Murtadha Mutahhari seorang ulama, filosof dan ilmuwan Islam sebagaimana dikutip oleh HD Bastaman dalam bukunya yang berjudul Integrasi Psikologi dengan Islam ; Menuju Psikologi Islami menjelaskan bahwa iman dan sains merupakan karakteristik khas insani, di mana manusia mempunyai kecenderungan untuk menuju ke arah kebenaran dan wujud-wujud suci dan tidak dapat hidup tanpa menyucikan dan memuja sesuatu. Ini adalah kecenderungan iman yang merupakan fitrah manusia. Tetapi di lain pihak manusia pun memiliki kecenderungan untuk selalu ingin mengetahui dan memahami semesta alam, serta memiliki kemampuan untuk memandang masa lalu, sekarang dan masa mendatang (yang merupakan ciri khas sains).
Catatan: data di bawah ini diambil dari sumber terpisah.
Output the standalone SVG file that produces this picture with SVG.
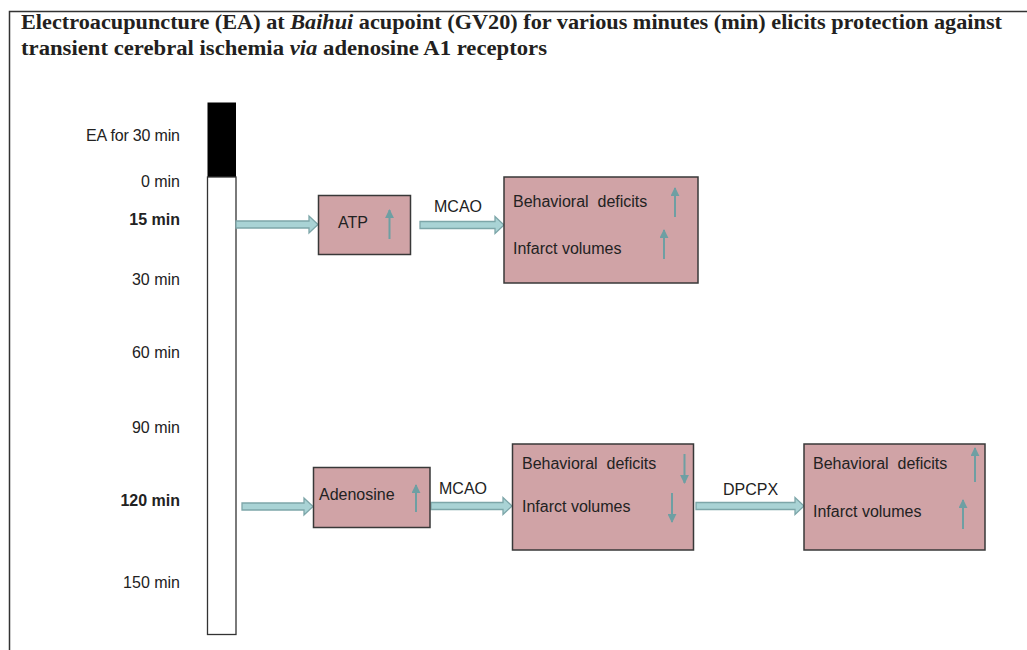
<svg xmlns="http://www.w3.org/2000/svg" width="1027" height="650" viewBox="0 0 1027 650">
<defs>
<style>
.title{font-family:"Liberation Serif","Times New Roman",serif;font-weight:bold;font-size:20px;fill:#231f20}
.lbl{font-family:"Liberation Sans",Arial,sans-serif;font-size:16px;fill:#222;white-space:pre}
.b{font-weight:bold}
.box{fill:#d0a3a6;stroke:#383838;stroke-width:1.5}
.blk{fill:#a9d3d5;stroke:#7da6a9;stroke-width:1.3}
.ind{stroke:#6e9fa3;stroke-width:2;fill:none}
</style>
<marker id="ah" viewBox="0 0 10 10" refX="9" refY="5" markerWidth="4.5" markerHeight="4.5" orient="auto" markerUnits="strokeWidth">
<path d="M0,0 L10,5 L0,10 Z" fill="#6e9fa3"/>
</marker>
</defs>
<rect width="1027" height="650" fill="#fff"/>
<path d="M9.5,650 V11.5 H1027" fill="none" stroke="#333" stroke-width="1.5"/>
<g id="title">
<text class="title" x="21" y="29" textLength="981" lengthAdjust="spacingAndGlyphs">Electroacupuncture (EA) at <tspan font-style="italic">Baihui</tspan> acupoint (GV20) for various minutes (min) elicits protection against</text>
<text class="title" x="21" y="55" textLength="526" lengthAdjust="spacingAndGlyphs">transient cerebral ischemia <tspan font-style="italic">via</tspan> adenosine A1 receptors</text>
</g>
<g id="timeline">
<rect x="208" y="103" width="27.5" height="74" fill="#000" stroke="#000" stroke-width="1"/>
<rect x="207.5" y="177" width="28.5" height="457.5" fill="#fff" stroke="#333" stroke-width="1.3"/>
<g class="lbl" text-anchor="end">
<text x="180" y="141" textLength="94">EA for 30 min</text>
<text x="180" y="187">0 min</text>
<text x="180" y="225" class="b">15 min</text>
<text x="180" y="285">30 min</text>
<text x="180" y="358">60 min</text>
<text x="180" y="433">90 min</text>
<text x="180" y="506" class="b">120 min</text>
<text x="180" y="588">150 min</text>
</g>
</g>
<g id="connectors">
<path class="blk" d="M236,221 H309 V216 L318,224.5 L309,233 V228 H236 Z"/>
<path class="blk" d="M420,221.5 H495 V216.5 L504,225 L495,233.5 V228.5 H420 Z"/>
<path class="blk" d="M242,503 H304 V498 L313,506.5 L304,515 V510 H242 Z"/>
<path class="blk" d="M431,502.5 H503 V497.5 L512,506 L503,514.5 V509.5 H431 Z"/>
<path class="blk" d="M696,502.5 H795 V497.5 L804,506 L795,514.5 V509.5 H696 Z"/>
<text class="lbl" x="434" y="212">MCAO</text>
<text class="lbl" x="439" y="494">MCAO</text>
<text class="lbl" x="723" y="495">DPCPX</text>
</g>
<g id="atp">
<rect class="box" x="318.5" y="195.5" width="92" height="59"/>
<text class="lbl" x="338" y="228">ATP</text>
<line class="ind" x1="389.5" y1="239" x2="389.5" y2="210" marker-end="url(#ah)"/>
</g>
<g id="result1">
<rect class="box" x="504" y="177" width="194" height="106"/>
<text class="lbl" x="513" y="207">Behavioral  deficits</text>
<text class="lbl" x="513" y="254">Infarct volumes</text>
<line class="ind" x1="675" y1="217" x2="675" y2="188" marker-end="url(#ah)"/>
<line class="ind" x1="664" y1="259" x2="664" y2="230" marker-end="url(#ah)"/>
</g>
<g id="adenosine">
<rect class="box" x="313.5" y="467.5" width="116.5" height="60"/>
<text class="lbl" x="319" y="500">Adenosine</text>
<line class="ind" x1="416" y1="512" x2="416" y2="485" marker-end="url(#ah)"/>
</g>
<g id="result2">
<rect class="box" x="512.5" y="444" width="181" height="106"/>
<text class="lbl" x="522" y="469">Behavioral  deficits</text>
<text class="lbl" x="522" y="512">Infarct volumes</text>
<line class="ind" x1="684.5" y1="454" x2="684.5" y2="483" marker-end="url(#ah)"/>
<line class="ind" x1="672" y1="493" x2="672" y2="522" marker-end="url(#ah)"/>
</g>
<g id="result3">
<rect class="box" x="804" y="444" width="181" height="106"/>
<text class="lbl" x="813" y="469">Behavioral  deficits</text>
<text class="lbl" x="813" y="517">Infarct volumes</text>
<line class="ind" x1="975" y1="482" x2="975" y2="448" marker-end="url(#ah)"/>
<line class="ind" x1="963" y1="529" x2="963" y2="500" marker-end="url(#ah)"/>
</g>
</svg>
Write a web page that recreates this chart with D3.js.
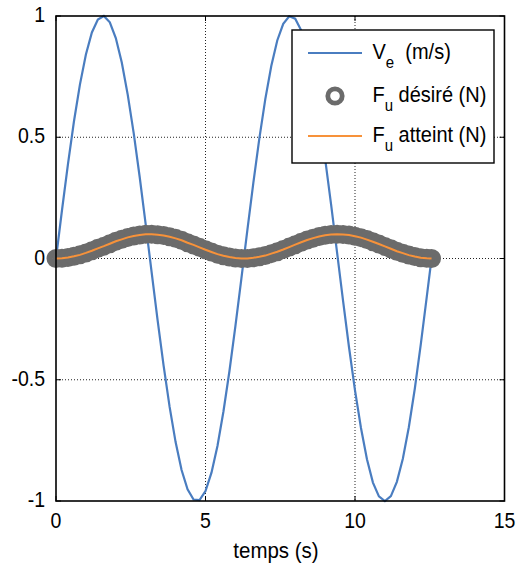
<!DOCTYPE html>
<html><head><meta charset="utf-8">
<script src="https://cdn.jsdelivr.net/npm/d3@7"></script>
<style>body{margin:0;background:#fff}svg{display:block;font-family:Arial,"Liberation Sans",sans-serif}</style>
</head><body><svg id="c" width="516" height="565"></svg>
<script>
const tVals = [0,0.2,0.4,0.6,0.8,1.0,1.2,1.4,1.6,1.8,2.0,2.2,2.4,2.6,2.8,3.0,3.2,3.4,3.6,3.8,4.0,4.2,4.4,4.6,4.8,5.0,5.2,5.4,5.6,5.8,6.0,6.2,6.4,6.6,6.8,7.0,7.2,7.4,7.6,7.8,8.0,8.2,8.4,8.6,8.8,9.0,9.2,9.4,9.6,9.8,10.0,10.2,10.4,10.6,10.8,11.0,11.2,11.4,11.6,11.8,12.0,12.2,12.4,12.56];
const veVals = [0,0.199,0.389,0.565,0.717,0.841,0.932,0.985,1.000,0.974,0.909,0.808,0.675,0.516,0.335,0.141,-0.058,-0.256,-0.443,-0.612,-0.757,-0.872,-0.952,-0.994,-0.996,-0.959,-0.883,-0.773,-0.631,-0.465,-0.279,-0.083,0.117,0.312,0.494,0.657,0.794,0.899,0.968,0.999,0.989,0.941,0.855,0.734,0.585,0.412,0.223,0.025,-0.174,-0.366,-0.544,-0.699,-0.828,-0.924,-0.981,-1.000,-0.980,-0.921,-0.826,-0.696,-0.537,-0.354,-0.158,0.000];
const fuDesire = [0,0.001,0.004,0.009,0.015,0.023,0.032,0.042,0.051,0.061,0.071,0.079,0.087,0.093,0.097,0.0995,0.0999,0.098,0.095,0.090,0.083,0.075,0.065,0.056,0.046,0.036,0.027,0.018,0.011,0.006,0.002,0.000,0.000,0.003,0.007,0.012,0.020,0.028,0.037,0.047,0.057,0.067,0.076,0.084,0.091,0.096,0.099,0.100,0.099,0.097,0.092,0.086,0.078,0.069,0.060,0.050,0.040,0.030,0.022,0.014,0.008,0.003,0.001,0.000];
const fuAtteint = [0,0.001,0.004,0.009,0.015,0.023,0.032,0.042,0.051,0.061,0.071,0.079,0.087,0.093,0.097,0.0995,0.0999,0.098,0.095,0.090,0.083,0.075,0.065,0.056,0.046,0.036,0.027,0.018,0.011,0.006,0.002,0.000,0.000,0.003,0.007,0.012,0.020,0.028,0.037,0.047,0.057,0.067,0.076,0.084,0.091,0.096,0.099,0.100,0.099,0.097,0.092,0.086,0.078,0.069,0.060,0.050,0.040,0.030,0.022,0.014,0.008,0.003,0.001,0.000];
const xTicks = [0,5,10,15];
const yTicks = [-1,-0.5,0,0.5,1];
const yTickLabels = ["-1","-0.5","0","0.5","1"];

const svg = d3.select("#c");
const L=56, R=504.5, T=16, B=501;
const x = d3.scaleLinear().domain([0,15]).range([L,R]);
const y = d3.scaleLinear().domain([-1,1]).range([B,T]);
const FS=19.5, SY=1.09;

function label(px,py,anchor,txt,fs){
  const gg=svg.append("g").attr("transform",`translate(${px},${py}) scale(1,${SY})`);
  gg.append("text").attr("text-anchor",anchor).attr("font-size",fs||FS).text(txt);
}

const g = svg.append("g");
g.selectAll(".gx").data(xTicks.slice(1,-1)).enter().append("line")
 .attr("x1",d=>x(d)).attr("x2",d=>x(d)).attr("y1",T).attr("y2",B)
 .attr("stroke","#222").attr("stroke-width",1).attr("stroke-dasharray","1,2");
g.selectAll(".gy").data(yTicks.slice(1,-1)).enter().append("line")
 .attr("y1",d=>y(d)).attr("y2",d=>y(d)).attr("x1",L).attr("x2",R)
 .attr("stroke","#222").attr("stroke-width",1).attr("stroke-dasharray","1,2");

const tl=5;
xTicks.forEach(v=>{
  g.append("line").attr("x1",x(v)).attr("x2",x(v)).attr("y1",B).attr("y2",B-tl).attr("stroke","#000");
  g.append("line").attr("x1",x(v)).attr("x2",x(v)).attr("y1",T).attr("y2",T+tl).attr("stroke","#000");
});
yTicks.forEach(v=>{
  g.append("line").attr("y1",y(v)).attr("y2",y(v)).attr("x1",L).attr("x2",L+tl).attr("stroke","#000");
  g.append("line").attr("y1",y(v)).attr("y2",y(v)).attr("x1",R).attr("x2",R-tl).attr("stroke","#000");
});

const idx = d3.range(tVals.length);
svg.append("path").datum(idx)
 .attr("d", d3.line().x(i=>x(tVals[i])).y(i=>y(veVals[i])))
 .attr("fill","none").attr("stroke","#4a7dc0").attr("stroke-width",2.2);

svg.append("g").selectAll("circle").data(idx).enter().append("circle")
 .attr("cx",i=>x(tVals[i])).attr("cy",i=>y(fuDesire[i])).attr("r",6.3)
 .attr("fill","none").attr("stroke","#6b6b6b").attr("stroke-width",6.4);

svg.append("path").datum(idx)
 .attr("d", d3.line().x(i=>x(tVals[i])).y(i=>y(fuAtteint[i])))
 .attr("fill","none").attr("stroke","#f7923a").attr("stroke-width",2);

svg.append("rect").attr("x",L).attr("y",T).attr("width",R-L).attr("height",B-T)
 .attr("fill","none").attr("stroke","#000").attr("stroke-width",1.6);

xTicks.forEach(v=>label(x(v),528,"middle",String(v)));
yTicks.forEach((v,i)=>label(45,y(v)+6,"end",yTickLabels[i]));
label(276,558,"middle","temps (s)",20.5);

const lg = svg.append("g");
lg.append("rect").attr("x",292).attr("y",30).attr("width",202).attr("height",133)
 .attr("fill","#fff").attr("stroke","#000").attr("stroke-width",1.4);
const rows=[53,96,136];
lg.append("line").attr("x1",308).attr("x2",362).attr("y1",rows[0]).attr("y2",rows[0]).attr("stroke","#4a7dc0").attr("stroke-width",2.2);
lg.append("circle").attr("cx",335).attr("cy",rows[1]).attr("r",7.2).attr("fill","#fff").attr("stroke","#6b6b6b").attr("stroke-width",4.8);
lg.append("line").attr("x1",308).attr("x2",362).attr("y1",rows[2]).attr("y2",rows[2]).attr("stroke","#f7923a").attr("stroke-width",2.2);
const legTexts=[["V","e","  (m/s)"],["F","u"," désiré (N)"],["F","u"," atteint (N)"]];
legTexts.forEach((t,i)=>{
  const gg=svg.append("g").attr("transform",`translate(372.5,${rows[i]+5.5}) scale(1,${SY})`);
  const tx = gg.append("text").attr("font-size",20).attr("xml:space","preserve");
  tx.append("tspan").text(t[0]);
  tx.append("tspan").attr("dy",8.5).attr("font-size",15).text(t[1]);
  tx.append("tspan").attr("dy",-8.5).text(t[2]);
});
</script></body></html>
Berdasarkan uraian tersebut, dapat kita tangkap bahwa karena iman dan ilmu merupakan karakteristik khas insani yang bagaikan dua sisi mata uang yang tak dapat dipisahkan, maka pemisahan antara keduanya justru akan menurunkan martabat manusia. Di samping itu adanya adagium bahwa iman tanpa ilmu akan mengakibatkan fanatisme dan kemunduran, takhayul serta kebodohan dan sebaliknya ilmu tanpa iman akan digunakan untuk mengumbar nafsu, kerakusan, ekspansionisme, ambisi, kesombongan, penindasan, perbudakan, penipuan dan kecurangan semakin menguatkan pendapat di atas. Dengan kata lain, iman tanpa ilmu akan menjadi lemah dan sebaliknya ilmu tanpa iman akan menjadi buta!!!.
Pemisahan dan pengotakan antara agama dan sains jelas akan menimbulkan kepincangan dalam proses pendidikan, agama jika tanpa dukungan sains akan menjadi tidak mengakar pada realitas dan penalaran, sedangkan sains yang tidak dilandasi oleh asas-asas agama dan akhlaq atau etika yang baik akan berkembang menjadi liar dan menimbulkan dampak yang merusak. Karenanya konsep pendidikan dalam Islam menawarkan suatu sistem pendidikan yang holistik dan memposisikan agama dan sains sebagai suatu hal yang seharusnya saling menguatkan satu sama lain, yang secara umum ditunjukkan dalam doa Rasulullah : “Ya Allah, ajarilah aku apa yang membawa manfaat bagiku, serta karuniakanlah padaku ilmu yang bermanfaat”. Dari doa tersebut terungkap bahwa kualitas ilmu yang didambakan dalam Islam adalah kemanfaatan dari ilmu itu. Hal ini terlihat dari hadits Rasulullah : “Iman itu bagaikan badan yang masih polos, pakaiannya adalah taqwa, hiasannya adalah rasa malu dan buahnya adalah ilmu.”
Pada akhirnya, sebagai kesimpulan penulis mengutip pendapat HD Bastaman : “Bila anda seorang ilmuwan, simaklah al-Quran dan bila anda seorang agamawan pelajarilah sains” sehingga diharapkan akan lahir seorang ilmuwan yang berjiwa ulama dan ulama yang bersikap ilmiah. Wallaahu A’lam.